Tuesday, October 9, 2018

Politik dan Tafakkur

Dunia yang kita huni saat ini, bisa dibilang, hampir segala peristiwa yang terjadi di dunia ini telah menjadi peristiwa politik. Politik telah mengisi seluruh aktifitas keseharian kita. Sebab itu kita mesti berpikir lebih serius lagi mengenai politik dan juga tentang prinsip-prinsip politik yang sedang berjalan. Di adab 19 Ludwig Feuerbach pernah mengatakan, politik telah merenggut posisi agama. Bahkan politik telah merenggut segala hal. Jadi tak heran jika masyarakat berharap berbagai persoalannya terselesaikan dengan politik dan oleh para politisi. Namun apa benar politik telah menjadi poros segala hal?

Politik yang terpisah dari prinsip tafakkur akan berpotensi menjadi suatu hal yang menakutkan. Gagasan politik Plato, Aristoteles, dan umumnya filsuf klasik lainnya merupakan produk dari gagasan filsafat mereka. Filsafat menjadi pondasi dalam gagasan politik mereka. Sayangnya politik saat ini telah terpisah dari akar gagasan filosofinya. Saat berbicara politik, kita sudah tak mengerti seperti apa bangunan filosofinya.

Bukan suatu kebetulan jika ada yang mengatakan tentang “akhir ideologi” sebab ideologi dibangun atas dasar gagasan-gagasan filsafat sedangkan politik saat ini tak lagi bersandar kepada gagasan filsafat. Misalnya pondasi politik komunisme dibangun atas filsafat materialisme sejarah. Demikian halnya dengan isme-isme lainnya punya landasan filsafat dan kita mudah menemukan landasan filsafatnya. Akhir ideologi adalah akhir dari politik tanpa bangunan filsafat.

Namun kerumitan persoalan ini justru dalam menemukan relasi antara politik dan filsafat atau hubungan antara filsafat dan tafakkur.

Umumnya para ahli politik dan ekonomi berusaha menciptakan suatu gagasan ideologi sebagai paradigma alternatif dari gagasan sebelumnya. Juga terkadang seorang pemikir ingin membuktikan gagasan teoritisnya dalam wilayah praktis. Sebab itu bisa kita temukan dalam sejarah pemikiran seorang filsuf terjun langsung dalam menaikkan atau menurunkan rezim pemerintahan. Meski demikian tetap saja tak mudah menemukan relasi yang jelas antara politik dan filsafat.

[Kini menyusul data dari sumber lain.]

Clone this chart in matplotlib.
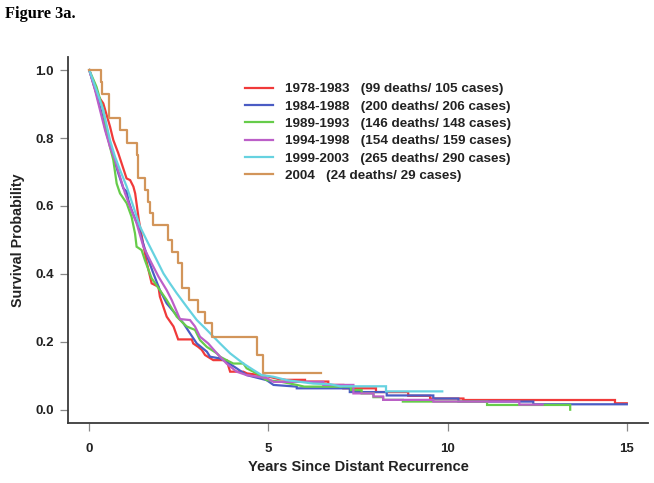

Berbeda dengan Karl Popper, ia tak percaya terhadap gagasan filsafat klasik. Popper bahkan mengatakan Plato dan Hegel sebagai pendusta dan tak punya niat yang baik. Tapi apa bisa kita mengatakan pemikiran politik Plato yang hidup di abad ke 5 sebelum masehi menyebabkan Hitler berkuasa di abad 20 dan sekaligus menganggap konsep politik al-Farabi yang terpengaruh oleh Plato menyebabkan terjadinya kekerasan di dunia arab dan timur tengah? Tuduhan Popper atas mereka terlihat berlebihan.

Saat ini kita hanya bisa mengatakan bahwa ideologi seperti nasionalisme, liberalisme, sosialisme, nazisme, dan ideologi lainnya berakar dari filsafat moderen. Meskipun kita tak tahu seperti apa kaitan antara filsafat dan politik namun hal yang tak dapat dipungkiri bahwa keduanya saling terkait. Sebab itu jika kita kembali ke makna politik yang sebenarnya kita akan mengatakan bahwa politik adalah tafakkur sebagaimana makna kata asalnya. Maksudnya tak selamanya politik memiliki landasan filsafat. Namun filsafat pasti terkait dengan tafakkur sebagaimana politik yang sedang berjalan di barat saat ini berakar dari filsafat moderen.